1115 W. Fulton Market, Chicago, IL 60607


Corn Arepa


  • 1 cup all purpose flour
  • 1 cup Masa Harina
  • 1/2 cup Chihuahua cheese, shredded
  • 1 cup corn puree
  • 1 tablespoon baking soda
  • 1/2 tablespoon baking powder
  • 3 tablespoons sugar
  • 1/2 teaspoon salt
  • 2 whole eggs
  • 2 cups buttermilk
  • 1 teaspoon butter


  • 2 tablespoons queso fresco, crumbled
  • a few sungold tomatoes (cut in half)
  • pickled green beans (cut in half lengthwise)
  • olive oil
  • chopped scallions
  • chopped cilantro


  1. Pre-heat oven to 450 degrees.
  2. Mix the dry ingredients (flour, masa, baking soda, baking powder, sugar, salt) into a bowl.

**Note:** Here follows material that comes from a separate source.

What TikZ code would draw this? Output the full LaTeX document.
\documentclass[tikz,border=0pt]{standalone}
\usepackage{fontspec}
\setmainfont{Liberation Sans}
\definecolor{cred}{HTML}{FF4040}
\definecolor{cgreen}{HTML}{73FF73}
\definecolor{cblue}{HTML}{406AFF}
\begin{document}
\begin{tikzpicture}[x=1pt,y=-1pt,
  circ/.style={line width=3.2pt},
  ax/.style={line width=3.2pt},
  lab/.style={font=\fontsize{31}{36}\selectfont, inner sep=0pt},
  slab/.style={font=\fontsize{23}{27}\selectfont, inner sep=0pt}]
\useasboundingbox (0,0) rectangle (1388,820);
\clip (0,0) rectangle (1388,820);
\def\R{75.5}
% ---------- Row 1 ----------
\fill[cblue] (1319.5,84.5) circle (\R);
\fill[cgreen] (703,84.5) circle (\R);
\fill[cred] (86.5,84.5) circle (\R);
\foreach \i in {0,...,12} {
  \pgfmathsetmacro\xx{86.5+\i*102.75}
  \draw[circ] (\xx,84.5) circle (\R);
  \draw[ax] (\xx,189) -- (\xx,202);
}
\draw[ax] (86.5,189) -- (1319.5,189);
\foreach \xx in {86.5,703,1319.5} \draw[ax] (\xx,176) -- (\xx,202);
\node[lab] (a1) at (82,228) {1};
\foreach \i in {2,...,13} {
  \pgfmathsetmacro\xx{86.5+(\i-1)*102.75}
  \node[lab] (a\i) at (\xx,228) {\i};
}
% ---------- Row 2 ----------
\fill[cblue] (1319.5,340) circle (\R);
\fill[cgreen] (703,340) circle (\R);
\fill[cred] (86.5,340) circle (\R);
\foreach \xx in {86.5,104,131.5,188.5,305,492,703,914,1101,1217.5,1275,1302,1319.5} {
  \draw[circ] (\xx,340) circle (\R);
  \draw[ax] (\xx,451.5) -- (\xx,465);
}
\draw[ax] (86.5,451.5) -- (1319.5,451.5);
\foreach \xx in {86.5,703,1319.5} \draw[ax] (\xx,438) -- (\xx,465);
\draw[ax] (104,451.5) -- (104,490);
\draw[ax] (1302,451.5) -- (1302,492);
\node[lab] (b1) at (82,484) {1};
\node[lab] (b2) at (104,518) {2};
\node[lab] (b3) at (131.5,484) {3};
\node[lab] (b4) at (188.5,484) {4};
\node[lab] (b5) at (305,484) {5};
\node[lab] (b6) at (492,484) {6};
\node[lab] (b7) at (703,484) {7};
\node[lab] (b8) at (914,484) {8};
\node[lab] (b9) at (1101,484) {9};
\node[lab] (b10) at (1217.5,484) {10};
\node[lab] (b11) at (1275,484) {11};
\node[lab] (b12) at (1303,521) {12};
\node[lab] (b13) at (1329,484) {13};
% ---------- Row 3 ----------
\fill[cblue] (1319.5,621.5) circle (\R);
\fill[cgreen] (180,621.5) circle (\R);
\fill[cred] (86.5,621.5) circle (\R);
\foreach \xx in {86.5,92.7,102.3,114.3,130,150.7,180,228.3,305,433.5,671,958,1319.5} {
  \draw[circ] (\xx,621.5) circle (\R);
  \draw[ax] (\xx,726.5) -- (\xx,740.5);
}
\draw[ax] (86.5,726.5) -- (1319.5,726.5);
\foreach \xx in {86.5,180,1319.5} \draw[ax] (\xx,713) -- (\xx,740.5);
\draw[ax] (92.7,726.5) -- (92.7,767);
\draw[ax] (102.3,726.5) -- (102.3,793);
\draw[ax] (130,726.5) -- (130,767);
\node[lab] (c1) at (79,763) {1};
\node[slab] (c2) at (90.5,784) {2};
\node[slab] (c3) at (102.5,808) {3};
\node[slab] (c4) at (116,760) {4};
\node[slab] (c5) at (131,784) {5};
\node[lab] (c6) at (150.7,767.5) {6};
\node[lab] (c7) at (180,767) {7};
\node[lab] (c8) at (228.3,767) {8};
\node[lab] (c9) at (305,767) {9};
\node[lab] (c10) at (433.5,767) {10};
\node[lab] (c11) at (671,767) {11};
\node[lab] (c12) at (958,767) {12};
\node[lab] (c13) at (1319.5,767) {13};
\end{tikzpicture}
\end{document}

  3. Fold in the corn puree, chihuahua cheese and eggs.
  4. Slowly add in the buttermilk until all ingredients are incorporated.
  5. Using a non-stick, oven-proof pan, warm to medium heat then add 1 teaspoon of butter.

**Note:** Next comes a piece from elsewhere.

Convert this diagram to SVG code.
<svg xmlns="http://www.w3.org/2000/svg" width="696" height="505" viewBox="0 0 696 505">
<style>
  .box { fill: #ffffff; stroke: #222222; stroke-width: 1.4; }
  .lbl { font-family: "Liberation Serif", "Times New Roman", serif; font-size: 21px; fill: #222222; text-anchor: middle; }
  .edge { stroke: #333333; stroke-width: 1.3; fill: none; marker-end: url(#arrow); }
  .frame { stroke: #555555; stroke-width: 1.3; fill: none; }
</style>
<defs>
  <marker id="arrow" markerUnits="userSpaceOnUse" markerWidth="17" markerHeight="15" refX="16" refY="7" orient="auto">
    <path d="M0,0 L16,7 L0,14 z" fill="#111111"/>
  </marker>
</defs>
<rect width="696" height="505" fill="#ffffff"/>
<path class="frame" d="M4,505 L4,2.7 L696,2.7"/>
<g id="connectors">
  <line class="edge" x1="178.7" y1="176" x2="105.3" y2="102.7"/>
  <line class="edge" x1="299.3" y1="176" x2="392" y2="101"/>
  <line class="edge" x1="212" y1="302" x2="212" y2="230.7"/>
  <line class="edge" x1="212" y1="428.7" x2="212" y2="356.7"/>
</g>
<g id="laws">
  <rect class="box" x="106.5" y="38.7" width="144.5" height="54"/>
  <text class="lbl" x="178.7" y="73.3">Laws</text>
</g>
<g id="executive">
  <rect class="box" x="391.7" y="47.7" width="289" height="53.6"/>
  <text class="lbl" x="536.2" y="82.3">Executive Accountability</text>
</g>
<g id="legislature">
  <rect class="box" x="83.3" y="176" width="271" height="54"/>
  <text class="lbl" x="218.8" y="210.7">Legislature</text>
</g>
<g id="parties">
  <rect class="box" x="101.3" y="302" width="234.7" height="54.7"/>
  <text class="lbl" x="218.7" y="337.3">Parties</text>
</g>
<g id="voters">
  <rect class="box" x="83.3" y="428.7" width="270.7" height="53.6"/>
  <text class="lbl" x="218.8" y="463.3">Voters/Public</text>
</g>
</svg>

  6. Take approximately 2 heaping tablespoons of the arepa mix and add onto the hot pan.
  7. Treat it like a pancake and flip when cooked on one side.

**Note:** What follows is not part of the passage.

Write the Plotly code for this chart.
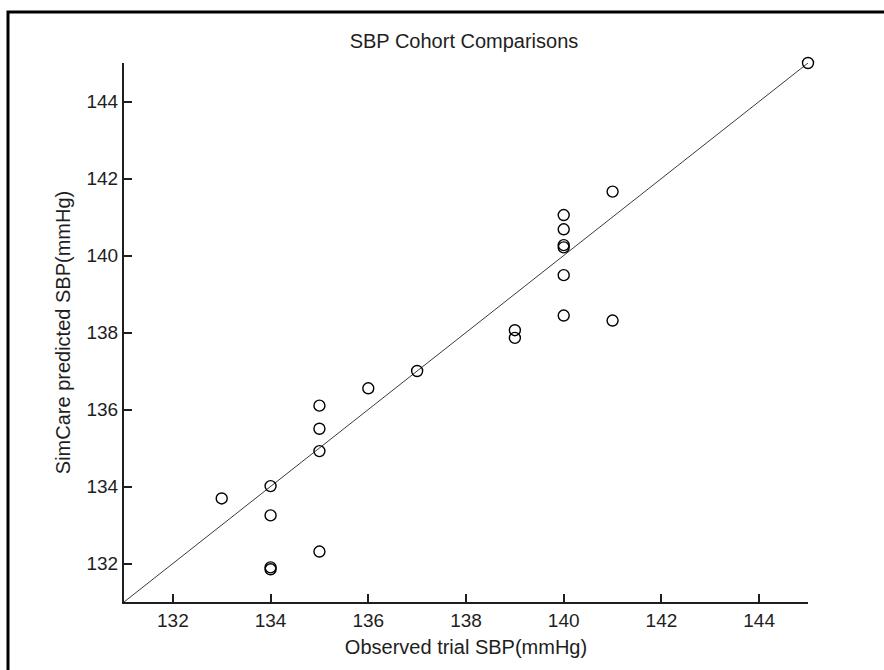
import plotly.graph_objects as go

# Observed trial SBP vs. SimCare predicted SBP (mmHg), one point per cohort
observed = [133, 134, 134, 134, 134, 135, 135, 135, 135, 136, 137, 139, 139,
            140, 140, 140, 140, 140, 140, 141, 141, 145]
predicted = [133.69, 134.01, 133.25, 131.85, 131.9, 136.1, 135.5, 134.92, 132.31,
             136.55, 137.0, 138.06, 137.86,
             141.05, 140.68, 140.27, 140.21, 139.49, 138.44, 141.66, 138.31, 145.0]

# Identity line across the axis range
axis_range = [131, 145]
tick_vals = [132, 134, 136, 138, 140, 142, 144]

font_family = "Liberation Sans, Arial, sans-serif"
ink = "#1e1e1e"

fig = go.Figure()

fig.add_trace(go.Scatter(
    x=axis_range, y=axis_range, mode="lines",
    line=dict(color="#3a3a3a", width=1),
    hoverinfo="skip", showlegend=False,
))

fig.add_trace(go.Scatter(
    x=observed, y=predicted, mode="markers",
    marker=dict(symbol="circle-open", size=11, color="black",
                line=dict(color="black", width=1.4)),
    cliponaxis=False, showlegend=False,
))

axis_common = dict(
    range=axis_range,
    tickvals=tick_vals,
    ticks="inside", ticklen=8, tickwidth=1.5, tickcolor=ink,
    showline=True, linecolor=ink, linewidth=2,
    showgrid=False, zeroline=False, mirror=False,
    tickfont=dict(family=font_family, size=19, color=ink),
)

fig.update_xaxes(
    **axis_common,
    title=dict(text="Observed trial SBP(mmHg)",
               font=dict(family=font_family, size=20, color=ink), standoff=10),
)
fig.update_yaxes(
    **axis_common,
    title=dict(text="SimCare predicted SBP(mmHg)",
               font=dict(family=font_family, size=20, color=ink), standoff=10),
)

# Figure frame along the top and left edges
plot_l, plot_r, plot_t, plot_b = 124, 808, 63, 602
pw, ph = plot_r - plot_l, plot_b - plot_t


def px_to_paper(px, py):
    return (px - plot_l) / pw, (plot_b - py) / ph


x0, y0 = px_to_paper(8, 672)
x1, y1 = px_to_paper(8, 12)
x2, y2 = px_to_paper(886, 12)
fig.add_shape(type="path", xref="paper", yref="paper",
              path=f"M {x0} {y0} L {x1} {y1} L {x2} {y2}",
              line=dict(color="black", width=3), layer="above")

fig.update_layout(
    width=884, height=670,
    margin=dict(l=plot_l, r=884 - plot_r, t=plot_t, b=670 - plot_b),
    paper_bgcolor="white", plot_bgcolor="white",
    title=dict(text="SBP Cohort Comparisons", x=464 / 884, xanchor="center",
               y=1 - 41 / 670, yanchor="middle",
               font=dict(family=font_family, size=20, color=ink)),
)

fig.write_html("out.html")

  8. Put the pan in the oven right after the flip.
  9. Bake for 4-5 minutes until cooked through.
  10. Remove from the oven and set on a plate.
  11. Garnish with queso fresco, dress the tomatoes with pickled green beans, a little pickling liquid, olive oil, chopped cilantro and scallions.